Data migrations with Rails

Data migration is a common part of working with databases, and Ruby on Rails developers have many tools at their disposal. Still, it can be a challenge to get it right in every situation. Here are some tips for making sure your migrations go smoothly.

The easiest way is just to have data migrations alongside with schema migrations. But as your code base grows this might become a problem.

Problems #

Code coupling Data migrations depend on the existing code(models, service objects, etc.) over time code changes potentially breaking the migrations. Let’s say you have a Order model and want to update a recently added attribute fulfilled to true for all orders created last year. You can do it with a simple migration:

class UpdateFulfilledIn2021 < ActiveRecord::Migration
  def up
    Order.all.where("created_at < '2022-01-01'")
         .update_all(fulfilled: true)
  end
end

The above migration might fail:

  1. If Order model gets renamed or removed completely.
  2. If a new validation was added to the model.
  3. A new side effect via callback were added to the model. For example if an email gets sent to a customer after the Order record is updated with fulfilled = 't' , and you definitely don’t want to bother customers from last year with emails they don’t need.

Possibly long execution times Data migrations might take a lot of time to execute, depending on the amount of records you need to update, and the complexity of calculations to perform for each record. Long execution times can potentially break the deployment pipeline, or lead to some down time of the application.

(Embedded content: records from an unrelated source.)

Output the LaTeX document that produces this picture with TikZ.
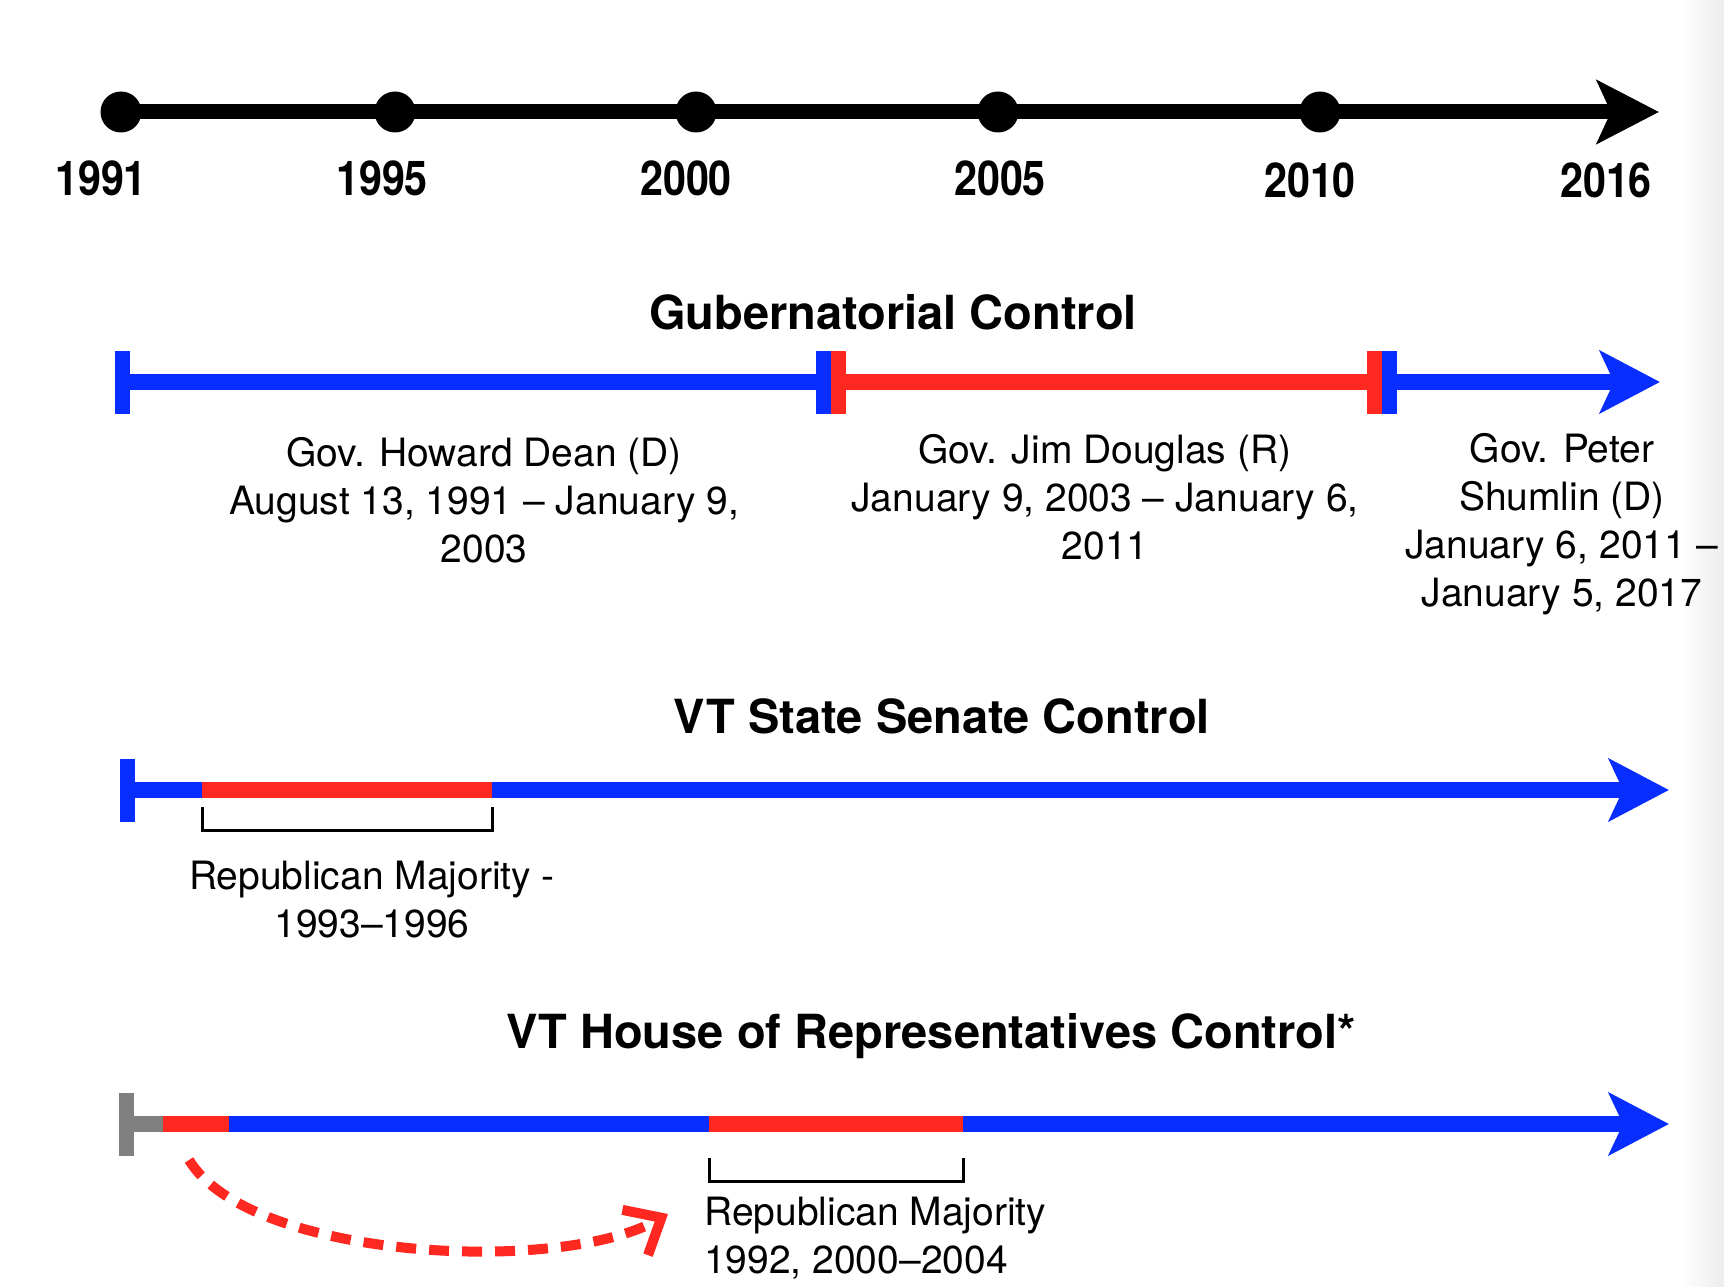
\documentclass[tikz,border=0pt]{standalone}
\usepackage{fontspec}
\setmainfont{TeX Gyre Heros}
\newfontfamily\yearfont[FakeStretch=0.86]{TeX Gyre Heros}
\usetikzlibrary{arrows.meta}
\usetikzlibrary{positioning}
\definecolor{demblue}{RGB}{8,46,255}
\definecolor{repred}{RGB}{255,40,32}
\definecolor{nogray}{RGB}{128,128,128}
\tikzset{
  yeardot/.style={circle, fill=black, inner sep=0pt, minimum size=41pt},
  yearlbl/.style={font=\yearfont\bfseries\fontsize{48}{50}\selectfont},
  heading/.style={font=\bfseries\fontsize{47}{50}\selectfont},
  govlbl/.style={align=center, font=\fontsize{39}{48}\selectfont},
  partytick/.style={rectangle, inner sep=0pt, minimum width=15pt, minimum height=63pt},
  bar/.style={line width=16pt},
  bartip/.style={-{Stealth[length=60pt, width=62pt, inset=14pt]}},
  bracket/.style={line width=3pt, black}
}
\begin{document}
\begin{tikzpicture}[x=1pt,y=-1pt]
\useasboundingbox (0,0) rectangle (1724,1287);
\fill[white] (0,0) rectangle (1724,1287);
\shade[left color=white, right color=gray!14] (1680,0) rectangle (1724,1287);

\coordinate (t0) at (121,112);
\coordinate (t1) at (1659,112);
\draw[line width=15pt, -{Stealth[length=62pt, width=63pt, inset=14pt]}] (t0) -- (t1);
\node[yeardot] (d1991) at (121,112) {};
\node[yeardot] (d1995) at (395,112) {};
\node[yeardot] (d2000) at (696,112) {};
\node[yeardot] (d2005) at (998,112) {};
\node[yeardot] (d2010) at (1320,112) {};
\node[yearlbl] (y1991) at (101,178) {1991};
\node[yearlbl] (y1995) at (382,178) {1995};
\node[yearlbl] (y2000) at (686,178) {2000};
\node[yearlbl] (y2005) at (1000,178) {2005};
\node[yearlbl] (y2010) at (1310,180) {2010};
\node[yearlbl] (y2016) at (1606,180) {2016};

\node[heading] (govhead) at (893,312) {Gubernatorial Control};
\node[partytick, fill=demblue] (g0) at (122,382) {};
\node[partytick, fill=demblue] (g1) at (823,382) {};
\node[partytick, fill=repred] (g2) at (838,382) {};
\node[partytick, fill=repred] (g3) at (1374,382) {};
\node[partytick, fill=demblue] (g4) at (1389,382) {};
\coordinate (g5) at (1660,382);
\draw[bar, demblue] (g0.center) -- (g1.center);
\draw[bar, repred] (g2.center) -- (g3.center);
\draw[bar, demblue, bartip] (g4.center) -- (g5);
\node[govlbl] (dean) at (484,500) {Gov. Howard Dean (D)\\August 13, 1991 – January 9,\\2003};
\node[govlbl] (douglas) at (1105,497) {Gov. Jim Douglas (R)\\January 9, 2003 – January 6,\\2011};
\node[govlbl] (shumlin) at (1562,524) {Gov. Peter\\Shumlin (D)\\January 6, 2011 –\\January 5, 2017};

\node[heading] (senhead) at (942,716) {VT State Senate Control};
\node[partytick, fill=demblue] (s0) at (127,790) {};
\coordinate (s1) at (202,790);
\coordinate (s2) at (492,790);
\coordinate (s3) at (1669,790);
\draw[bar, demblue] (s0.center) -- (s1);
\draw[bar, repred] (s1) -- (s2);
\draw[bar, demblue, bartip] (s2) -- (s3);
\draw[bracket] ([yshift=-17pt]s1) -- ++(0,23) -| ([yshift=-17pt]s2);
\node[govlbl] (senmaj) at (372,900) {Republican Majority -\\1993–1996};

\node[heading] (househead) at (931,1036) {VT House of Representatives Control*};
\node[partytick, fill=nogray] (h0) at (126,1124) {};
\coordinate (h1) at (163,1124);
\coordinate (h2) at (229,1124);
\coordinate (h3) at (709,1124);
\coordinate (h4) at (963,1124);
\coordinate (h5) at (1669,1124);
\draw[bar, nogray] (h0.center) -- (h1);
\draw[bar, repred] (h1) -- (h2);
\draw[bar, demblue] (h2) -- (h3);
\draw[bar, repred] (h3) -- (h4);
\draw[bar, demblue, bartip] (h4) -- (h5);
\draw[bracket] ([yshift=-34pt]h3) -- ++(0,23) -| ([yshift=-34pt]h4);
\node[govlbl, align=left, anchor=west, inner sep=0pt] (housemaj) at (704,1238) {Republican Majority\\1992, 2000–2004};

\coordinate (hnote) at (189,1160);
\coordinate (harrow) at (668,1214);
\draw[repred, line width=10pt, dash pattern=on 20pt off 13pt, -{Straight Barb[length=30pt, width=52pt, line width=10pt]}]
  (hnote) .. controls (250,1260) and (560,1275) .. (harrow);
\end{tikzpicture}
\end{document}
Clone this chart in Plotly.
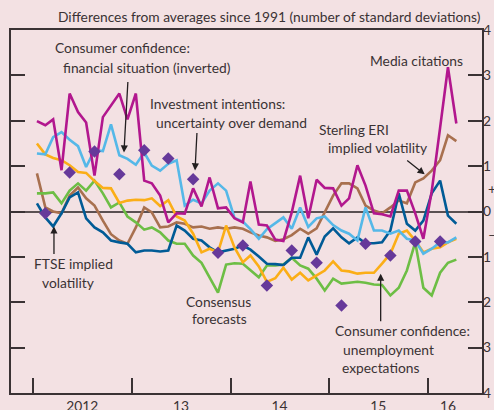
import pandas as pd
import plotly.graph_objects as go

# ---------------- data ----------------
months = pd.date_range("2012-01-01", "2016-04-01", freq="MS") + pd.Timedelta(days=14)
quarters = pd.date_range("2012-02-01", "2016-02-01", freq="3MS") + pd.Timedelta(days=14)

media_citations = [1.99, 1.90, 2.03, 0.91, 2.60, 2.19, 1.96, 0.79, 2.08, 2.35, 2.60, 2.03, 2.60, 0.68, 0.62, 0.35, -0.24, -0.04,
                   -0.05, 0.51, 0.11, 0.75, 0.07, 0.09, -0.15, -0.24, 0.66, -0.29, -0.31, -0.62, -0.65, -0.02, 0.79, -0.15, 0.70,
                   0.52, 0.51, 0.13, 0.29, 1.02, 0.57, -0.04, -0.06, -0.11, 0.46, 0.46, -0.04, -0.60, 0.45, 1.85, 3.18, 1.94]
financial_situation = [1.28, 1.26, 1.64, 1.75, 1.58, 1.44, 0.98, 1.35, 1.33, 1.92, 1.24, 1.16, 1.03, 1.30, 1.01, 0.90, 1.05, 1.13,
                       0.13, 0.26, 0.18, 0.46, 0.62, 0.46, -0.14, -0.22, -0.39, -0.60, -0.39, -0.26, -0.13, -0.38, 0.09, -0.34, -0.15,
                       -0.11, -0.30, -0.42, -0.49, -0.64, 0.09, -0.42, -0.42, -0.49, -0.42, -0.60, -0.64, -0.93, -0.82, -0.68, -0.68, -0.57]
unemployment_expectations = [1.50, 1.26, 1.18, 1.13, 1.02, 0.87, 0.85, 0.67, 0.52, 0.51, 0.19, 0.24, 0.26, 0.25, 0.29, 0.12, 0.25, -0.11,
                             -0.20, -0.49, -0.90, -0.82, -0.90, -0.31, -0.79, -1.12, -0.97, -1.21, -1.55, -1.47, -1.24, -1.50, -1.35, -1.52, -1.41,
                             -1.30, -1.10, -1.30, -1.32, -1.37, -1.35, -1.35, -1.15, -0.93, -0.49, -0.42, -0.64, -0.90, -0.82, -0.79, -0.68, -0.60]
consensus_forecasts = [0.40, 0.40, 0.42, 0.18, 0.46, 0.62, 0.46, 0.68, 0.40, 0.09, 0.20, -0.11, -0.24, -0.40, -0.35, -0.46, -0.64, -0.71,
                       -0.71, -0.97, -1.13, -1.46, -1.79, -1.17, -1.14, -1.15, -1.30, -1.45, -1.19, -1.19, -1.17, -1.02, -1.19, -1.26, -1.48,
                       -1.74, -1.48, -1.59, -1.57, -1.55, -1.57, -1.61, -1.62, -1.85, -1.68, -1.30, -0.68, -1.68, -1.85, -1.35, -1.13, -1.06]
ftse_volatility = [0.18, -0.13, -0.33, -0.04, 0.31, 0.42, -0.15, -0.35, -0.46, -0.64, -0.68, -0.71, -0.90, -0.86, -0.86, -0.88, -0.86, -0.31,
                   -0.42, -0.60, -0.64, -0.79, -0.90, -0.86, -0.82, -0.75, -0.84, -0.99, -1.15, -1.16, -1.18, -1.02, -1.02, -0.57, -0.95,
                   -0.55, -0.37, -0.57, -0.70, -0.57, -0.70, -0.70, -0.68, -0.42, 0.40, -0.27, -0.42, -0.20, 0.40, 0.68, -0.09, -0.27]
sterling_eri_volatility = [0.84, 0.09, 0.00, -0.04, 0.35, 0.53, 0.29, 0.13, -0.20, -0.50, -0.64, -0.71, -0.35, 0.09, -0.02, -0.35, -0.33, -0.24,
                           -0.27, -0.35, -0.33, -0.38, -0.35, -0.38, -0.35, -0.38, -0.46, -0.53, -0.57, -0.65, -0.61, -0.52, -0.38, -0.49, -0.37,
                           -0.02, 0.35, 0.62, 0.62, 0.51, 0.13, 0.02, -0.04, 0.09, 0.24, 0.18, 0.64, 0.73, 0.90, 1.13, 1.68, 1.55]
investment_uncertainty = [-0.04, 0.86, 1.32, 0.82, 1.35, 1.17, 0.71, -0.91, -0.75, -1.63, -0.86, -1.13, -2.07, -0.71, -0.97, -0.66, -0.66]

year_tick_vals = ["2012-07-01", "2013-07-01", "2014-07-01", "2015-07-01", "2016-03-15"]
year_tick_text = ["2012", "13", "14", "15", "16"]
y_tick_vals = [-4, -3, -2, -1, 0, 1, 2, 3, 4]
y_tick_text = ["4", "3", "2", "1", "0", "1", "2", "3", "4"]

# ---------------- style ----------------
BG = "#F3E1E3"
INK = "#3a3234"
FONT = "Lato"
FS = 13.8
W, H = 494, 410
L, R, T, B = 11, 12, 30, 17
PW, PH = W - L - R, H - T - B


def px(x):
    return (x - L) / PW


def py(y):
    return (H - B - y) / PH


fig = go.Figure()

series = [
    (sterling_eri_volatility, "#A8704F"),
    (consensus_forecasts, "#6DBE45"),
    (ftse_volatility, "#005B96"),
    (unemployment_expectations, "#FBAE17"),
    (financial_situation, "#55B8E8"),
    (media_citations, "#B2178E"),
]
for vals, col in series:
    fig.add_trace(go.Scatter(x=months, y=vals, mode="lines",
                             line=dict(color=col, width=2.6), showlegend=False))

fig.add_trace(go.Scatter(x=quarters, y=investment_uncertainty, mode="markers",
                         marker=dict(symbol="diamond", size=9.6, color="#66399A"),
                         showlegend=False))

fig.add_trace(go.Scatter(x=[months[0]], y=[0], yaxis="y2", mode="markers",
                         marker=dict(opacity=0), showlegend=False, hoverinfo="skip"))

fig.update_layout(
    width=W, height=H,
    margin=dict(l=L, r=R, t=T, b=B, autoexpand=False),
    paper_bgcolor=BG, plot_bgcolor=BG,
    font=dict(family=FONT, size=FS, color=INK),
    xaxis=dict(type="date", range=["2011-10-11", "2016-07-19"], automargin=False,
               showgrid=False, zeroline=False,
               showline=True, linecolor=INK, linewidth=1.5, mirror=True,
               tickvals=year_tick_vals, ticktext=year_tick_text, ticks="",
               tickfont=dict(size=FS, color=INK),
               minor=dict(ticks="inside", ticklen=15, tickwidth=1.5, tickcolor=INK,
                          tick0="2012-01-01", dtick="M12", showgrid=False)),
    yaxis=dict(range=[-4, 4], showgrid=False, automargin=False,
               zeroline=True, zerolinecolor="#5a5052", zerolinewidth=1.5,
               showline=True, linecolor=INK, linewidth=1.5, mirror=True,
               tickvals=y_tick_vals, ticks="inside", ticklen=14, tickwidth=1.5, tickcolor=INK,
               showticklabels=False),
    yaxis2=dict(range=[-4, 4], overlaying="y", side="right", showgrid=False, zeroline=False,
                automargin=False,
                tickvals=y_tick_vals, ticktext=y_tick_text, ticks="inside", ticklen=14,
                tickwidth=1.5, tickcolor=INK, tickfont=dict(size=FS, color=INK)),
)

ann = []
ann.append(dict(text="Differences from averages since 1991 (number of standard deviations)",
                xref="paper", yref="paper", x=px(483), y=py(17), xanchor="right", yanchor="middle",
                showarrow=False, font=dict(size=FS, color=INK)))

labels = [
    ("Consumer confidence:", 122, 48),
    ("financial situation (inverted)", 147, 67),
    ("Investment intentions:", 217, 103),
    ("uncertainty over demand", 231, 122),
    ("Media citations", 416, 61),
    ("Sterling ERI", 354, 129),
    ("implied volatility", 377, 147),
    ("FTSE implied", 73, 263),
    ("volatility", 68, 282),
    ("Consensus", 218, 301),
    ("forecasts", 219, 318),
    ("Consumer confidence:", 402, 330),
    ("unemployment", 388, 349),
    ("expectations", 380, 367),
]
for t, x, y in labels:
    ann.append(dict(text=t, xref="paper", yref="paper", x=px(x), y=py(y),
                    xanchor="center", yanchor="middle", showarrow=False,
                    font=dict(size=FS, color=INK)))

arrows = [
    ("2012-12-02", 1.30, 4, -72),
    ("2013-08-22", 0.905, 2, -39),
    ("2015-12-20", 0.82, -19, -15),
    ("2012-03-18", -0.33, 0, 29),
    ("2015-07-10", -1.37, 0, 49),
]
for x, y, ax, ay in arrows:
    ann.append(dict(text="", x=x, y=y, xref="x", yref="y", ax=ax, ay=ay,
                    showarrow=True, arrowhead=2, arrowsize=1.1, arrowwidth=1.3,
                    arrowcolor="#231f20", standoff=0))

for t, yv in [("+", 0.5), ("\u2013", -0.5)]:
    ann.append(dict(text=t, xref="paper", yref="y", x=1, y=yv, xanchor="left",
                    yanchor="middle", xshift=4, showarrow=False, font=dict(size=FS, color=INK)))

fig.update_layout(annotations=ann)
fig.write_html("out.html", config={"displayModeBar": False},
               post_script="document.body.style.margin='0';document.body.style.background='%s';" % BG)
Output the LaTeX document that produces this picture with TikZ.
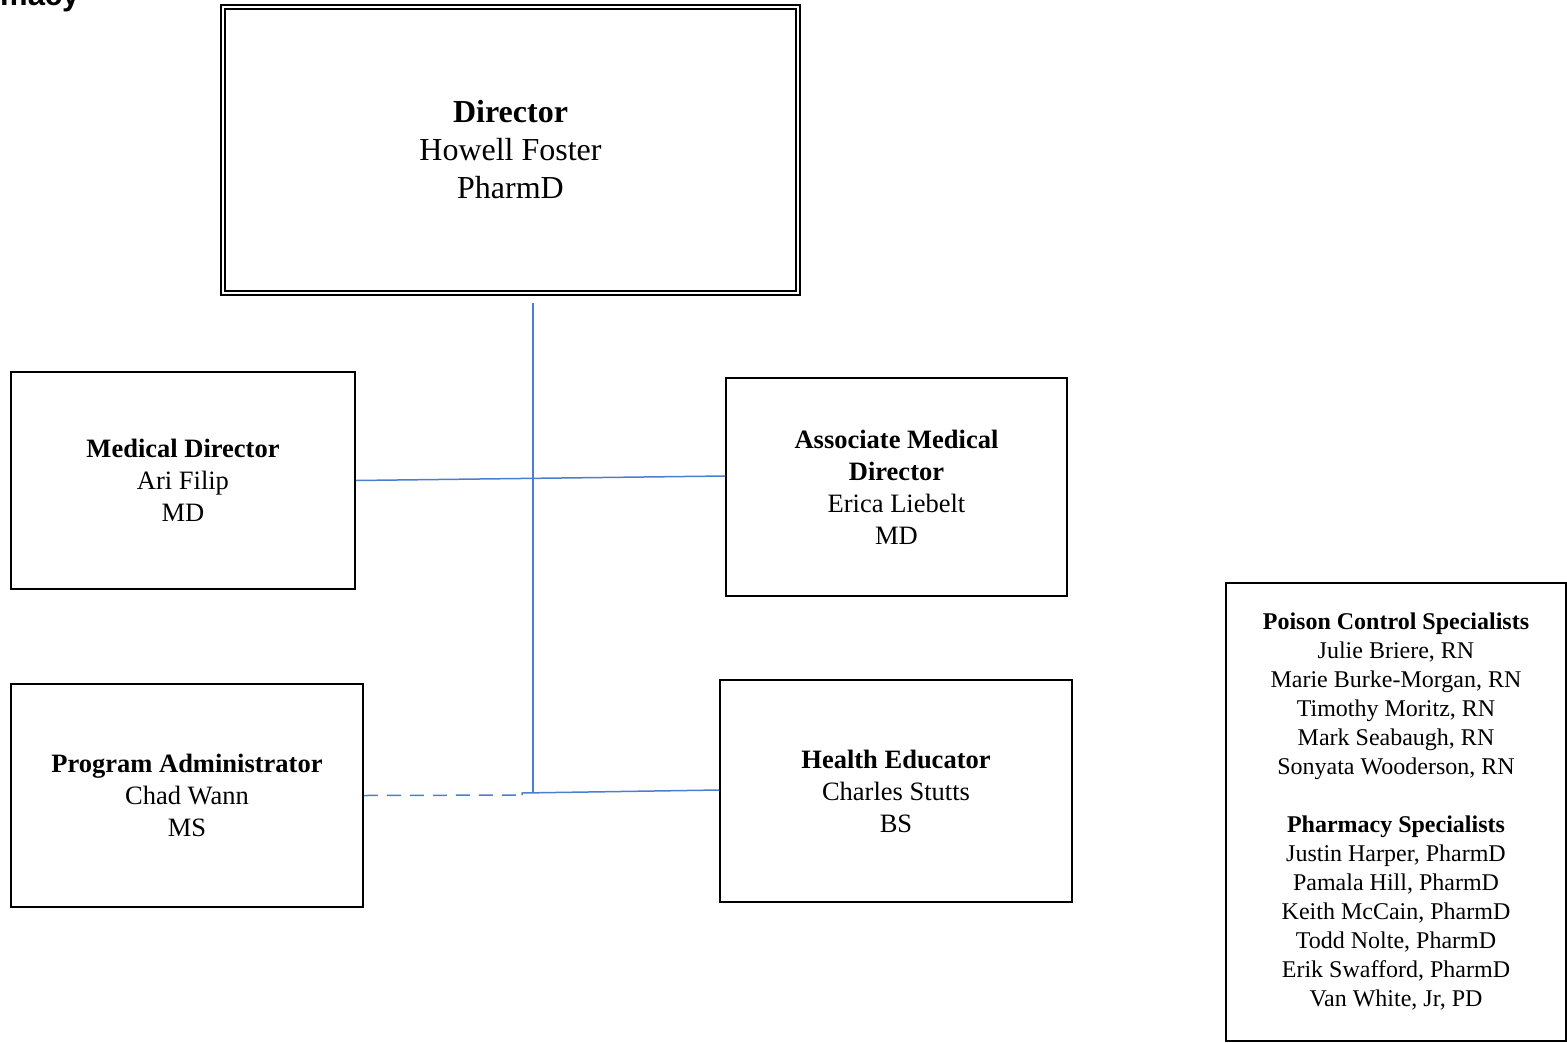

Hard to test It’s hard to write tests for migrations ensuring that the data is updated in a correct way, since a single error might lead to whole application data corruption requiring some down time to recover DB back to correct state.

Possible solutions #

Inline model stubs Just define models class stubs with minimal required definitions. That way original model changes won’t affect the migration. For the example from above:

class UpdateFulfilledIn2021 < ActiveRecord::Migration  
  class OrderStub < ApplicationRecord
    self.table_name = 'orders'
  end
  
  def up
    OrderStub.all.where("created_at < '2022-01-01'")
             .update_all(fulfilled: true)
  end
end

Pros:

  • Is not affected by actual model changes;

Cons:

  • Model logic and association definitions are duplicated;

Pure SQL Alternatively you can use pure SQL to modify your data.

def up 
  execute(
    "UPDATE user_orders SET fulfilled = 't' 
     WHERE created_at < '2022-01-01'"
  )
end

Pros:

  • Does not depend on the code;
  • Does not require any additional setup;

Cons:

  • Get complex fast for non-trivial data changes;
  • Duplicates association logic when need to join associated records;
  • No progress indication for long running updates;

Rake tasks

task update_fulfilled_in_2021: :environment do
  OrderStub.all.where("created_at < '2022-01-01'")
           .update_all(fulfilled: true)
end

Pros:

  • Can be run on demand any time in background without affecting deployment process;
  • Testable;

Cons:

  • No clear indication that migration has already performed, so it’s better be idempotent;

Data migration gem There are a couple of gems that helps organize your data migrations in the same way as schema migrations, one of the most known data-migrate . You can simply generate a new migration:

rails g data_migration update_fulfilled_in_2021

Generated data migrations are stored in db/data and then could be run with:

rake data:migrate

Pros:

  • Has versioning the same way as schema migrations;
  • Can be easily run during deployment;
  • Testable: via either extracting logic into dedicated classes, or setting up a test helper to run the actual migration during tests;

Cons:

  • Additional setup;

Conclusion #

Each solution is good in it’s own circumstances.

For easy one time updates you can utilize Rails schema migrations or execute pure SQL. 

If you need to perform more complex data updates once in a month or so, then rake tasks might help you with that. 

But as your code base grows and migrations get bigger & more complex it’s better to utilize full data migration automation gem with version control and a way to test the updates before they hit the production database.